> **Written exercise**: Leave out the pictures, and write out exactly the lines from the beginning of the material to the line holding "0.716, 0.758, 0.8];", that line included, and nothing else.

> **Data lines**:
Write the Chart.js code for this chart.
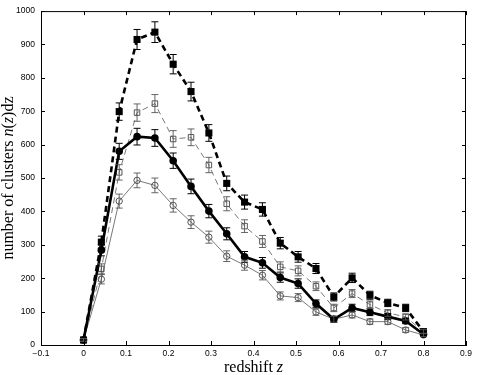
<!DOCTYPE html>
<html>
<head>
<meta charset="utf-8">
<script src="https://cdn.jsdelivr.net/npm/chart.js@4"></script>
<style>
  html, body { margin: 0; padding: 0; background: #fff; }
  #wrap { width: 477px; height: 375px; }
</style>
</head>
<body>
<div id="wrap"><canvas id="nz"></canvas></div>
<script>
const redshift = [0, 0.042, 0.084, 0.126, 0.168, 0.211, 0.253, 0.295, 0.337, 0.379,
                  0.421, 0.463, 0.505, 0.547, 0.589, 0.632, 0.674, 0.716, 0.758, 0.8];

// filled squares, thick dashed
const nzFilledSq = [15, 308, 699, 915, 937, 841, 759, 635, 484, 428, 406, 305, 264, 229, 144, 201, 149, 126, 111, 40];
const errFilledSq = [4, 18, 26, 30, 31, 29, 28, 25, 22, 21, 20, 17, 16, 15, 12, 14, 12, 11, 11, 6];
// open squares, thin dashed
const nzOpenSq = [15, 228, 517, 696, 723, 617, 622, 539, 423, 356, 310, 234, 222, 176, 111, 154, 121, 96, 84, 40];
const errOpenSq = [4, 15, 23, 26, 27, 25, 25, 23, 21, 19, 18, 15, 15, 13, 11, 12, 11, 10, 9, 6];
// filled circles, thick solid
const nzFilledCirc = [15, 284, 580, 624, 620, 552, 475, 401, 333, 264, 246, 202, 184, 124, 77, 111, 98, 85, 72, 32];
const errFilledCirc = [4, 17, 24, 25, 25, 23, 22, 20, 18, 16, 16, 14, 14, 11, 9, 11, 10, 9, 8, 6];
// open circles, thin solid
const nzOpenCirc = [15, 197, 431, 493, 478, 418, 368, 323, 266, 239, 209, 147, 142, 99, 77, 90, 70, 70, 45, 30];
const errOpenCirc = [4, 14, 21, 22, 22, 20, 19, 18, 16, 15, 14, 12, 12, 10, 9, 9, 8, 8, 7, 5];

const xTicks = [-0.1, 0, 0.1, 0.2, 0.3, 0.4, 0.5, 0.6, 0.7, 0.8, 0.9];
const yTicks = [0, 100, 200, 300, 400, 500, 600, 700, 800, 900, 1000];

const pts = vals => vals.map((v, i) => ({ x: redshift[i], y: v }));

const errorBars = {
    id: 'errorBars',
    afterDatasetsDraw(chart) {
        const ctx = chart.ctx;
        const ys = chart.scales.y;
        chart.data.datasets.forEach((ds, di) => {
            const meta = chart.getDatasetMeta(di);
            ctx.save();
            ctx.strokeStyle = ds.errColor;
            ctx.lineWidth = ds.errWidth;
            ctx.setLineDash([]);
            meta.data.forEach((p, i) => {
                const v = ds.data[i].y, e = ds.err[i];
                const top = ys.getPixelForValue(v + e);
                const bot = ys.getPixelForValue(v - e);
                ctx.beginPath();
                ctx.moveTo(p.x, top); ctx.lineTo(p.x, bot);
                ctx.moveTo(p.x - 3.5, top); ctx.lineTo(p.x + 3.5, top);
                ctx.moveTo(p.x - 3.5, bot); ctx.lineTo(p.x + 3.5, bot);
                ctx.stroke();
            });
            ctx.restore();
        });
    }
};

// matlab style box with inward ticks and the two axis titles
const boxAndTitles = {
    id: 'boxAndTitles',
    afterDraw(chart) {
        const ctx = chart.ctx;
        const a = chart.chartArea;
        const xs = chart.scales.x, ys = chart.scales.y;
        ctx.save();
        ctx.strokeStyle = '#000';
        ctx.lineWidth = 1;
        ctx.beginPath();
        ctx.moveTo(a.left, a.top + 0.5); ctx.lineTo(a.right, a.top + 0.5);
        ctx.moveTo(a.right - 0.5, a.top); ctx.lineTo(a.right - 0.5, a.bottom);
        xTicks.forEach(t => {
            const x = Math.round(xs.getPixelForValue(t)) + 0.5;
            ctx.moveTo(x, a.bottom); ctx.lineTo(x, a.bottom - 4);
            ctx.moveTo(x, a.top); ctx.lineTo(x, a.top + 4);
        });
        yTicks.forEach(t => {
            const y = Math.round(ys.getPixelForValue(t)) + 0.5;
            ctx.moveTo(a.left, y); ctx.lineTo(a.left + 4, y);
            ctx.moveTo(a.right, y); ctx.lineTo(a.right - 4, y);
        });
        ctx.stroke();

        ctx.fillStyle = '#000';
        ctx.textBaseline = 'alphabetic';
        const serif = '"Liberation Serif", "Times New Roman", serif';
        const runs = (parts) => parts.reduce((w, p) => {
            ctx.font = (p[1] ? 'italic ' : '') + '16px ' + serif;
            return w + ctx.measureText(p[0]).width;
        }, 0);
        const drawRuns = (parts, x0, y0) => {
            let x = x0;
            ctx.textAlign = 'left';
            parts.forEach(p => {
                ctx.font = (p[1] ? 'italic ' : '') + '16px ' + serif;
                ctx.fillText(p[0], x, y0);
                x += ctx.measureText(p[0]).width;
            });
        };

        const xLabel = [['redshift ', false], ['z', true]];
        const cx = (a.left + a.right) / 2;
        drawRuns(xLabel, cx - runs(xLabel) / 2, 372);

        const yLabel = [['number of clusters ', false], ['n', true], ['(', false], ['z', true], [')dz', false]];
        const cy = (a.top + a.bottom) / 2;
        ctx.translate(13, cy);
        ctx.rotate(-Math.PI / 2);
        drawRuns(yLabel, -runs(yLabel) / 2, 0);
        ctx.restore();
    }
};

const tickFont = { family: '"Liberation Sans", Arial, sans-serif', size: 8.5 };

new Chart(document.getElementById('nz'), {
    type: 'scatter',
    data: {
        datasets: [
            {
                data: pts(nzFilledSq), err: errFilledSq, errColor: '#000', errWidth: 1,
                showLine: true, borderColor: '#000', borderWidth: 2.6, borderDash: [6, 4],
                pointStyle: 'rect', pointRadius: 5, pointBackgroundColor: '#000', pointBorderColor: '#000', pointBorderWidth: 0
            },
            {
                data: pts(nzFilledCirc), err: errFilledCirc, errColor: '#000', errWidth: 1,
                showLine: true, borderColor: '#000', borderWidth: 2.6,
                pointStyle: 'circle', pointRadius: 3.8, pointBackgroundColor: '#000', pointBorderColor: '#000', pointBorderWidth: 0
            },
            {
                data: pts(nzOpenSq), err: errOpenSq, errColor: '#555', errWidth: 0.9,
                showLine: true, borderColor: '#555', borderWidth: 0.8, borderDash: [6, 4],
                pointStyle: 'rect', pointRadius: 3.9, pointBackgroundColor: 'rgba(0,0,0,0)', pointBorderColor: '#444', pointBorderWidth: 0.9
            },
            {
                data: pts(nzOpenCirc), err: errOpenCirc, errColor: '#555', errWidth: 0.9,
                showLine: true, borderColor: '#555', borderWidth: 0.8,
                pointStyle: 'circle', pointRadius: 3.2, pointBackgroundColor: 'rgba(0,0,0,0)', pointBorderColor: '#444', pointBorderWidth: 0.9
            }
        ]
    },
    options: {
        responsive: true,
        maintainAspectRatio: false,
        animation: false,
        layout: { padding: { top: 10, right: 11, left: 0, bottom: 0 } },
        plugins: { legend: { display: false }, tooltip: { enabled: false } },
        elements: { line: { tension: 0 } },
        scales: {
            x: {
                type: 'linear', min: -0.1, max: 0.9,
                afterFit: s => { s.height = 30; },
                afterBuildTicks: s => { s.ticks = xTicks.map(v => ({ value: v })); },
                grid: { display: false, drawTicks: false },
                border: { display: true, color: '#000', width: 1 },
                ticks: {
                    font: tickFont, color: '#000', padding: 4, maxRotation: 0, autoSkip: false,
                    callback: v => v === 0 ? '0' : (v < 0 ? '\u2212' + Math.abs(v).toFixed(1) : v.toFixed(1))
                }
            },
            y: {
                type: 'linear', min: 0, max: 1000,
                afterFit: s => { s.width = 41; },
                afterBuildTicks: s => { s.ticks = yTicks.map(v => ({ value: v })); },
                grid: { display: false, drawTicks: false },
                border: { display: true, color: '#000', width: 1 },
                ticks: { font: tickFont, color: '#000', padding: 6, autoSkip: false, callback: v => String(v) }
            }
        }
    },
    plugins: [errorBars, boxAndTitles]
});
</script>
</body>
</html>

> **Exercise response**:
Write the Chart.js code for this chart.
<!DOCTYPE html>
<html>
<head>
<meta charset="utf-8">
<script src="https://cdn.jsdelivr.net/npm/chart.js@4"></script>
<style>
  html, body { margin: 0; padding: 0; background: #fff; }
  #wrap { width: 477px; height: 375px; }
</style>
</head>
<body>
<div id="wrap"><canvas id="nz"></canvas></div>
<script>
const redshift = [0, 0.042, 0.084, 0.126, 0.168, 0.211, 0.253, 0.295, 0.337, 0.379,
                  0.421, 0.463, 0.505, 0.547, 0.589, 0.632, 0.674, 0.716, 0.758, 0.8];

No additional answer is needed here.